HAR § 12-5-51 states that, "[a] discharge occurs when an employer is the `moving party' in the termination of the employment relationship." HAR § 12-5-51(a).
As we discuss in a later section, we are remanding this case for a determination of whether Claimant was discharged for misconduct connected with work. HRS § 383-30(2) (1993).
5. Claimant Was Discharged
According to the Haw. Administrative Rules, "[a] discharge occurs when an employer is the `moving party' in the termination of the employment relationship." HAR § 12-5-51(a). As we stated earlier, to be the moving party in the termination of an employment relationship, the facts and circumstances must show that the party had the intent to terminate the employment relationship.
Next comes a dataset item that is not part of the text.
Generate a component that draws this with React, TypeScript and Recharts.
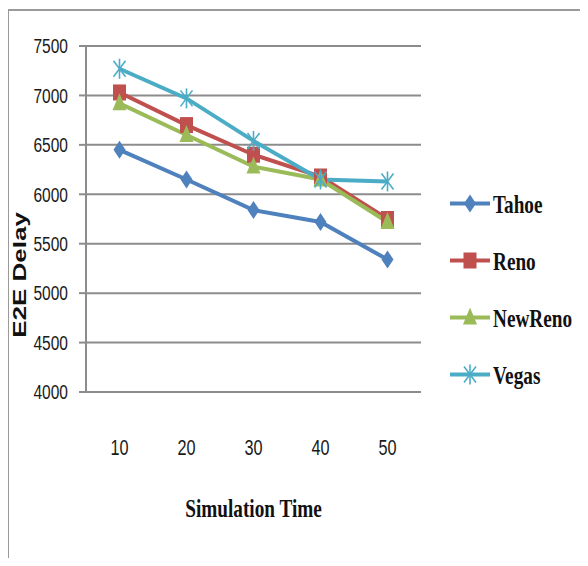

After giving notice that his license had been suspended and volunteering to perform duties other than driving, Claimant remained unsure of his employment status. One month later, he received a letter from Employer stating that he was terminated from employment "effective immediately." This letter indicated Employer's intent to terminate the employment relationship. Consequently, we hold that Claimant was discharged by Employer.
6. Misconduct Connected With Work
No inquiry was ever made, however, as to whether Claimant should have been barred from unemployment benefits under HRS § 383-30(2), which excludes persons "discharged for misconduct connected with work." Therefore, without expressing any opinion on whether Claimant's actions amounted to misconduct connected with work, we remand this case to the circuit court, with instructions that it likewise remand the case to the Appeals Officer for a determination of whether Claimant should have been disqualified from benefits under HRS § 383-30(2).
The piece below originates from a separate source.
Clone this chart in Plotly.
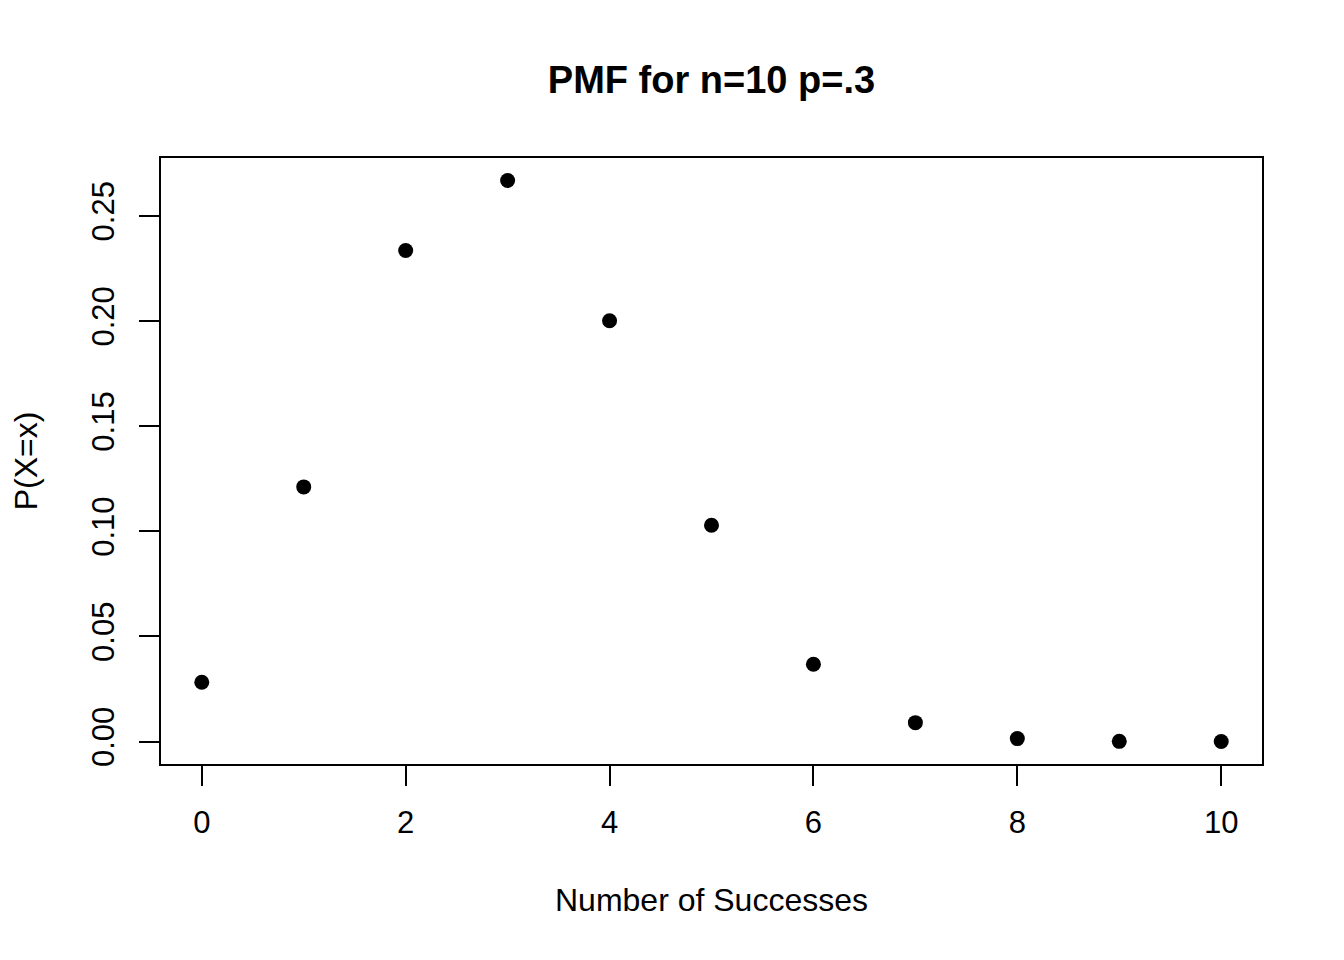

B. Claimant's Second Argument
Because of our disposition on Claimant's first argument, we find it unnecessary to address Claimant's second point on appeal asserting an error of law regarding the penalties for drivers of uninsured vehicles.
IV. CONCLUSION
For the aforesaid reasons, we vacate the February 10, 1995 judgment of the circuit court denying Claimant unemployment benefits. We remand the case to the circuit court, with instructions that it likewise remand the case to the appeals officer of the Department of Labor and Industrial Relations for a determination of whether Claimant was discharged for misconduct connected with work and thus disqualified for unemployment benefits pursuant to HRS § 383-30(2) (1993).